In his letter nominating McGann for Patten Lecturer, IUB Librarian Perry Willett, Subject Specialist for English and American Literature, states that McGann has become a leader in the field of electronic texts and publishing, notably for his World Wide Web-based critical edition of the works of Pre-Raphaelite poet and painter Dante Gabriel Rossetti (1828-1882). The hypermedia research archive, featuring reproductions of Rossetti's paintings and writings, is available on the World Wide Web at: http://jefferson.village.virginia. edu/rossetti/rossetti.html.

Another of McGann's projects, British Poetry, 1780-1910: An Archive of Scholarly Editions, is also available on the Word Wide Web at: http://www.lib.virginia.edu/etext/britpo/britpo.html.

Willett notes that McGann "has advanced the scholarly utility of the Internet greatly with these projects, and has put forward a vision of electronic communication and publishing that is at once commendable in its scholarly rigor, and breathtaking in its use of new technologies for humanities research.

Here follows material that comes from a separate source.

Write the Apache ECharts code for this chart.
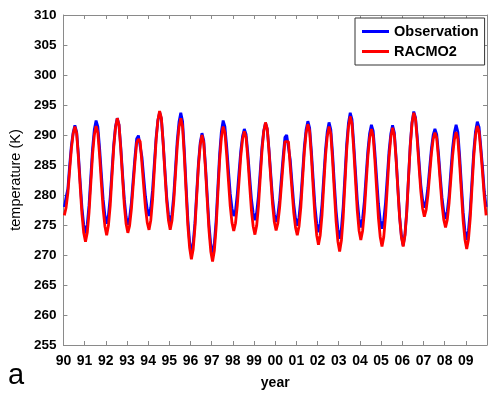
<!DOCTYPE html>
<html>
<head>
<meta charset="utf-8">
<script src="https://cdn.jsdelivr.net/npm/echarts@6/dist/echarts.min.js"></script>
<style>html,body{margin:0;padding:0;background:#fff;}#chart{width:491px;height:395px;}</style>
</head>
<body>
<div id="chart"></div>
<script>
const startYear = 1990;
const xTickLabels = ['90','91','92','93','94','95','96','97','98','99','00','01','02','03','04','05','06','07','08','09'];
const yTicks = [255,260,265,270,275,280,285,290,295,300,305,310];
const seriesNames = ['Observation','RACMO2'];
// monthly means (K), Jan..Dec per row, 1990-2009
const observation = [
278.0,279.6,281.0,284.8,288.2,290.4,291.6,290.5,286.7,282.2,277.9,275.0,
273.6,275.1,278.3,283.0,287.7,290.9,292.4,291.4,287.8,283.5,279.3,276.6,
275.2,276.6,279.6,284.0,288.4,291.4,292.8,291.7,288.0,283.5,279.3,276.4,
275.0,276.2,278.7,282.5,286.2,289.4,289.9,289.6,286.3,282.9,279.7,277.6,
276.5,277.9,280.8,285.2,289.5,292.4,293.8,292.7,288.8,284.2,279.7,276.8,
275.3,276.8,279.9,284.5,289.1,292.2,293.7,292.3,287.4,281.5,275.9,272.2,
270.3,271.9,275.3,280.3,285.3,288.7,290.3,289.1,284.8,279.8,275.0,271.7,
270.1,271.9,275.7,281.3,286.8,290.6,292.4,291.4,288.1,284.1,280.3,277.8,
276.5,277.4,280.1,283.8,287.4,289.8,291.0,290.1,286.9,283.1,279.4,277.0,
275.8,277.1,279.9,283.9,288.0,290.7,292.0,291.0,287.5,283.4,279.5,276.8,
275.5,276.7,279.1,282.8,286.4,289.6,290.0,289.7,285.9,282.1,278.5,276.1,
274.9,276.3,279.3,283.6,288.0,290.9,292.3,291.2,287.3,282.7,278.2,275.3,
273.8,275.3,278.4,283.0,287.5,290.6,292.1,290.9,286.9,282.0,277.4,274.3,
272.7,274.4,278.0,283.2,288.5,292.0,293.7,292.6,288.5,283.8,279.2,276.1,
274.6,276.0,278.9,283.2,287.4,290.3,291.7,290.7,287.0,282.7,278.5,275.8,
274.4,275.8,278.7,283.0,287.3,290.2,291.6,290.4,286.2,281.2,276.4,273.2,
271.6,273.4,277.2,282.8,288.3,292.1,293.9,292.9,289.6,285.6,281.7,279.2,
277.9,278.9,281.2,284.5,287.7,290.0,291.0,290.1,287.0,283.2,279.6,277.2,
276.0,277.3,279.9,283.9,287.8,290.4,291.7,290.5,286.5,281.7,277.1,274.0,
272.5,274.1,277.4,282.4,287.3,290.6,292.2,291.3,288.0,284.5,280.5,278.0
];
const racmo2 = [
276.6,277.9,280.3,284.0,287.7,290.2,291.4,290.3,286.2,281.4,276.8,273.7,
272.2,273.7,277.0,281.9,286.7,290.0,291.5,290.4,286.6,282.0,277.7,274.8,
273.3,274.9,278.2,283.1,287.9,291.2,292.8,291.7,287.6,282.9,278.3,275.2,
273.7,274.9,277.6,281.5,285.4,288.7,289.3,288.9,285.2,281.4,277.8,275.4,
274.2,275.8,279.2,284.1,289.1,292.4,294.0,292.8,288.7,283.7,279.0,275.8,
274.2,275.7,278.9,283.5,288.2,291.3,292.8,291.4,286.5,280.6,274.9,271.2,
269.3,270.9,274.5,279.7,284.8,288.3,290.0,288.7,284.3,279.0,274.0,270.6,
268.9,270.7,274.5,280.2,285.8,289.6,291.4,290.4,286.7,282.4,278.2,275.4,
274.0,275.3,278.2,282.3,286.5,289.3,290.6,289.6,286.0,281.7,277.5,274.8,
273.4,274.9,278.1,282.8,287.4,290.6,292.1,291.0,287.2,282.7,278.4,275.5,
274.1,275.3,277.9,281.6,285.4,288.9,289.1,288.9,284.8,280.9,277.1,274.6,
273.3,274.8,277.9,282.6,287.2,290.3,291.8,290.6,286.4,281.3,276.5,273.3,
271.7,273.3,276.6,281.6,286.5,289.8,291.4,290.2,285.8,280.6,275.6,272.3,
270.6,272.4,276.2,281.9,287.5,291.3,293.1,291.9,287.5,282.4,277.4,274.1,
272.5,274.0,277.1,281.8,286.4,289.5,291.0,289.8,285.7,280.8,276.1,273.0,
271.4,273.0,276.4,281.3,286.3,289.6,291.2,290.0,285.9,280.9,276.2,273.0,
271.4,273.2,277.0,282.6,288.1,291.9,293.7,292.7,289.0,284.7,280.6,277.8,
276.4,277.5,279.9,283.4,286.9,289.3,290.4,289.5,286.1,282.2,278.4,275.9,
274.6,275.9,278.6,282.6,286.5,289.2,290.5,289.3,285.2,280.4,275.7,272.6,
271.0,272.6,276.1,281.3,286.4,289.9,291.5,290.6,287.3,283.6,279.6,276.6
];

const toPairs = arr => arr.map((v, i) => [startYear + (i + 0.5) / 12, v]);
const FONT = "'Liberation Sans', Arial, Helvetica, sans-serif";
const axisGray = '#8a8a8a';

const chart = echarts.init(document.getElementById('chart'), null, {renderer: 'canvas'});
const xCommon = {
  type: 'value', min: startYear, max: startYear + xTickLabels.length, interval: 1,
  axisLine: {show: true, onZero: false, lineStyle: {color: axisGray, width: 1}},
  axisTick: {show: true, inside: true, length: 4, lineStyle: {color: axisGray}},
  splitLine: {show: false}
};
const yCommon = {
  type: 'value', min: yTicks[0], max: yTicks[yTicks.length - 1], interval: 5,
  axisLine: {show: true, onZero: false, lineStyle: {color: axisGray, width: 1}},
  axisTick: {show: true, inside: true, length: 4, lineStyle: {color: axisGray}},
  splitLine: {show: false}
};
chart.setOption({
  animation: false,
  backgroundColor: '#fff',
  grid: {left: 61, right: 4, top: 15, bottom: 43, containLabel: false},
  xAxis: [
    Object.assign({}, xCommon, {
      position: 'bottom',
      axisLabel: {show: true, margin: 9, color: '#000', fontFamily: FONT, fontWeight: 'bold', fontSize: 14,
        formatter: v => { const i = Math.round(v - startYear); return xTickLabels[i] !== undefined ? xTickLabels[i] : ''; }},
      name: 'year', nameLocation: 'middle', nameGap: 31,
      nameTextStyle: {color: '#000', fontFamily: FONT, fontWeight: 'bold', fontSize: 14}
    }),
    Object.assign({}, xCommon, {position: 'top', axisLabel: {show: false}})
  ],
  yAxis: [
    Object.assign({}, yCommon, {
      position: 'left',
      axisLabel: {show: true, margin: 7, color: '#000', fontFamily: FONT, fontWeight: 'bold', fontSize: 13.5},
      name: 'temperature (K)', nameLocation: 'middle', nameGap: 34, nameRotate: 90,
      nameTextStyle: {color: '#000', fontFamily: FONT, fontSize: 14.5}
    }),
    Object.assign({}, yCommon, {position: 'right', axisLabel: {show: false}})
  ],
  legend: {
    data: seriesNames, orient: 'vertical', left: 355, top: 18,
    backgroundColor: '#fff', borderColor: '#333', borderWidth: 1, borderRadius: 0,
    padding: [6, 6, 6, 7], itemGap: 5, itemWidth: 27, itemHeight: 3, icon: 'rect',
    textStyle: {color: '#000', fontFamily: FONT, fontWeight: 'bold', fontSize: 14.5}
  },
  graphic: [{type: 'text', left: 8, top: 361, style: {text: 'a', fontFamily: FONT, fontSize: 29, fill: '#000'}}],
  series: [
    {name: seriesNames[0], type: 'line', data: toPairs(observation), symbol: 'none', smooth: false,
     xAxisIndex: 0, yAxisIndex: 0, color: '#0000ff', lineStyle: {color: '#0000ff', width: 2.8}},
    {name: seriesNames[1], type: 'line', data: toPairs(racmo2), symbol: 'none', smooth: false,
     xAxisIndex: 0, yAxisIndex: 0, color: '#ff0000', lineStyle: {color: '#ff0000', width: 2.8}}
  ]
});
</script>
</body>
</html>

His work is not only an innovation in textual theory and text management, but an innovation in how literature is studied."

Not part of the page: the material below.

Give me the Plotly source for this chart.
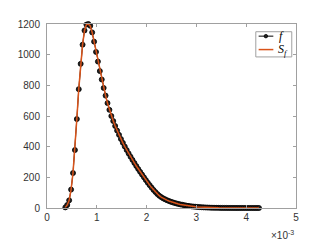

As an expert producer and user of electronic texts, McGann will meet with the directors of IU's Library Electronic Texts Resource Services center and other Big 10 administrators of academic electronic services on Tuesday, Oct. 10, to discuss what specialized researchers and educators like himself want to do with electronic texts, and how electronic text centers and networks can provide support.

--Lisa Champelli (lchampel@indiana.edu) 812-855-9294

6. NORTH AMERICAN CATALAN SOCIETY ESTABLISHES ARCHIVE AT IU

In honor of Josep Roca-Pons, IU Professor Emeritus of Spanish, the North American Catalan Society (NACS) has established a national archive for Catalan materials at IUB Libraries. Named the "Arxiu Josep Roca-Pons," the archive was formally dedicated on Tuesday, Oct. 3rd, during the annual meeting of the Society, held on the IU Bloomington campus.

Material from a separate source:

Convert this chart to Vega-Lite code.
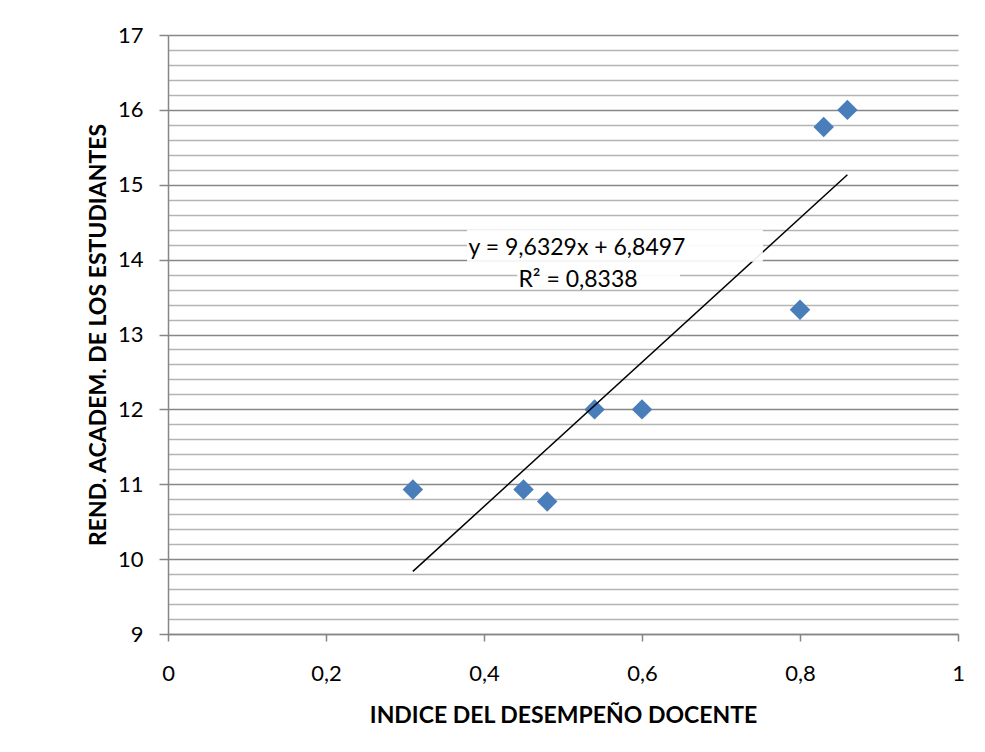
{
  "$schema": "https://vega.github.io/schema/vega-lite/v6.json",
  "width": 790,
  "height": 599,
  "autosize": {"type": "none"},
  "padding": {"left": 168, "top": 35, "right": 27, "bottom": 118},
  "background": "white",
  "config": {
    "view": {"stroke": null},
    "font": "Lato",
    "axis": {"labelFont": "Lato", "titleFont": "Lato", "labelColor": "#000000", "titleColor": "#000000"}
  },
  "datasets": {
    "pts": [
      {"x": 0.31, "y": 10.93},
      {"x": 0.45, "y": 10.93},
      {"x": 0.48, "y": 10.77},
      {"x": 0.54, "y": 12.0},
      {"x": 0.60, "y": 12.0},
      {"x": 0.80, "y": 13.33},
      {"x": 0.83, "y": 15.77},
      {"x": 0.86, "y": 16.0}
    ],
    "trend": [
      {"x": 0.31, "y": 9.836},
      {"x": 0.86, "y": 15.134}
    ],
    "boxes": [
      {"x": 0.3785, "x2": 0.753, "y": 14.40, "y2": 13.97},
      {"x": 0.442, "x2": 0.648, "y": 13.86, "y2": 13.62}
    ],
    "labels": [
      {"x": 0.5177, "y": 14.155, "text": "y = 9,6329x + 6,8497"},
      {"x": 0.519, "y": 13.728, "text": "R² = 0,8338"}
    ]
  },
  "resolve": {"axis": {"y": "independent"}},
  "layer": [
    {
      "data": {"name": "pts"},
      "mark": {"type": "point", "shape": "diamond", "filled": true, "size": 420, "color": "#4a7ebb", "opacity": 1},
      "encoding": {
        "x": {"field": "x", "type": "quantitative", "scale": {"domain": [0, 1], "nice": false, "zero": false},
          "axis": {"values": [0, 0.2, 0.4, 0.6, 0.8, 1], "labelExpr": "replace(format(datum.value, '.1~f'), '.', ',')",
            "grid": false, "domainColor": "#868686", "domainWidth": 1.5, "tickColor": "#868686", "tickWidth": 1.5, "tickSize": 7,
            "labelFontSize": 22, "labelPadding": 22, "labelFlush": false,
            "title": "INDICE DEL DESEMPEÑO DOCENTE", "titleFontSize": 23, "titleFontWeight": "bold", "titlePadding": 20}},
        "y": {"field": "y", "type": "quantitative", "scale": {"domain": [9, 17], "nice": false, "zero": false},
          "axis": {"values": [9, 10, 11, 12, 13, 14, 15, 16, 17], "grid": true, "gridColor": "#878787", "gridWidth": 1.5,
            "domainColor": "#868686", "domainWidth": 1.5, "tickColor": "#868686", "tickWidth": 1.5, "tickSize": 9,
            "labelFontSize": 22, "labelPadding": 16, "labelFlush": false,
            "title": "REND. ACADEM. DE LOS ESTUDIANTES", "titleFontSize": 23, "titleFontWeight": "bold", "titlePadding": 7}}
      }
    },
    {
      "data": {"name": "trend"},
      "mark": {"type": "line", "color": "#000000", "strokeWidth": 1.5},
      "encoding": {
        "x": {"field": "x", "type": "quantitative", "title": "INDICE DEL DESEMPEÑO DOCENTE"},
        "y": {"field": "y", "type": "quantitative",
          "axis": {"orient": "right", "values": [9.2, 9.4, 9.6, 9.8, 10.2, 10.4, 10.6, 10.8, 11.2, 11.4, 11.6, 11.8, 12.2, 12.4, 12.6, 12.8, 13.2, 13.4, 13.6, 13.8, 14.2, 14.4, 14.6, 14.8, 15.2, 15.4, 15.6, 15.8, 16.2, 16.4, 16.6, 16.8],
            "grid": true, "gridColor": "#b4b4b4", "gridWidth": 1.3, "labels": false, "ticks": false, "domain": false, "title": null}}
      }
    },
    {
      "data": {"name": "boxes"},
      "mark": {"type": "rect", "color": "white", "opacity": 0.92},
      "encoding": {
        "x": {"field": "x", "type": "quantitative", "title": "INDICE DEL DESEMPEÑO DOCENTE"},
        "x2": {"field": "x2"},
        "y": {"field": "y", "type": "quantitative", "axis": null},
        "y2": {"field": "y2"}
      }
    },
    {
      "data": {"name": "labels"},
      "mark": {"type": "text", "fontSize": 23, "font": "Lato", "color": "#000000", "align": "center", "baseline": "middle"},
      "encoding": {
        "x": {"field": "x", "type": "quantitative", "title": "INDICE DEL DESEMPEÑO DOCENTE"},
        "y": {"field": "y", "type": "quantitative", "axis": null},
        "text": {"field": "text"}
      }
    }
  ]
}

A group of scholars from the United States and Canada, NACS members are interested in all aspects of Catalan culture, says IU Professor Josep Miquel Sobrer, Chair of the Spanish and Portuguese department and vice president of NACS. Catalan culture embodies any manifestation of work in areas where Catalan is spoken, he explains. These areas include autonomous communities in Spain, such as Catalonia, Valencia and the Balearic Islands.

The archive will serve as a central collection point for a variety of materials pertaining to Catalan culture, including books, journals, manuscripts and correspondence. Contributions to the archive will come from Spain, Canada, Mexico, and possibly South American exile communities, as well as from sources in the United States, according to Patricia J. Boehne, a professor at Eastern College in Pennsylvania and president of NACS. Boehne expects the Generalitat, the autonomous government of Catalonia, may also provide special materials and support.

"With the help of donations to the archive," says IUB Librarian Nancy Boerner, Subject Specialist for Modern European Languages, "we anticipate that, in time, IU will become a -- if not the -- preeminent location for research in this area."

An IU alumna and student of Roca-Pons, Boehne initiated the idea for creating the Catalan archive at IU in honor of her former professor. "My colleagues and I, many of whom studied at IU under Prof. Roca-Pons, find the prospect of making Indiana the American center for Catalan research very exciting," wrote Boehne in a letter to Boerner.

Regarded by many as the "Dean of Catalan studies in the United States," Josep Roca-Pons taught Spanish language and linguistics, and Catalan language, linguistics, and literature at IU until he retired in 1981. He is the author of "Introduccion a la gramatica" and of "Introduction to Catalan Literature" among other publications. After his retirement from IU he was honored by the Generalitat with the "Creu de Sant Jordi" (St. Georges' Cross), the highest recognition of merit given in the country. He was also elected as a regular member of the Institut d'Estudis Catalans, or Catalan Academy.

"In recognition of Prof. Roca-Pons academic and civic stature, and in appreciation of the fact that he was one of the founding members of NACS as well as one of its early Presidents (and now President emeritus), the Archives of the NACS gratefully acknowledges him," says Sobrer.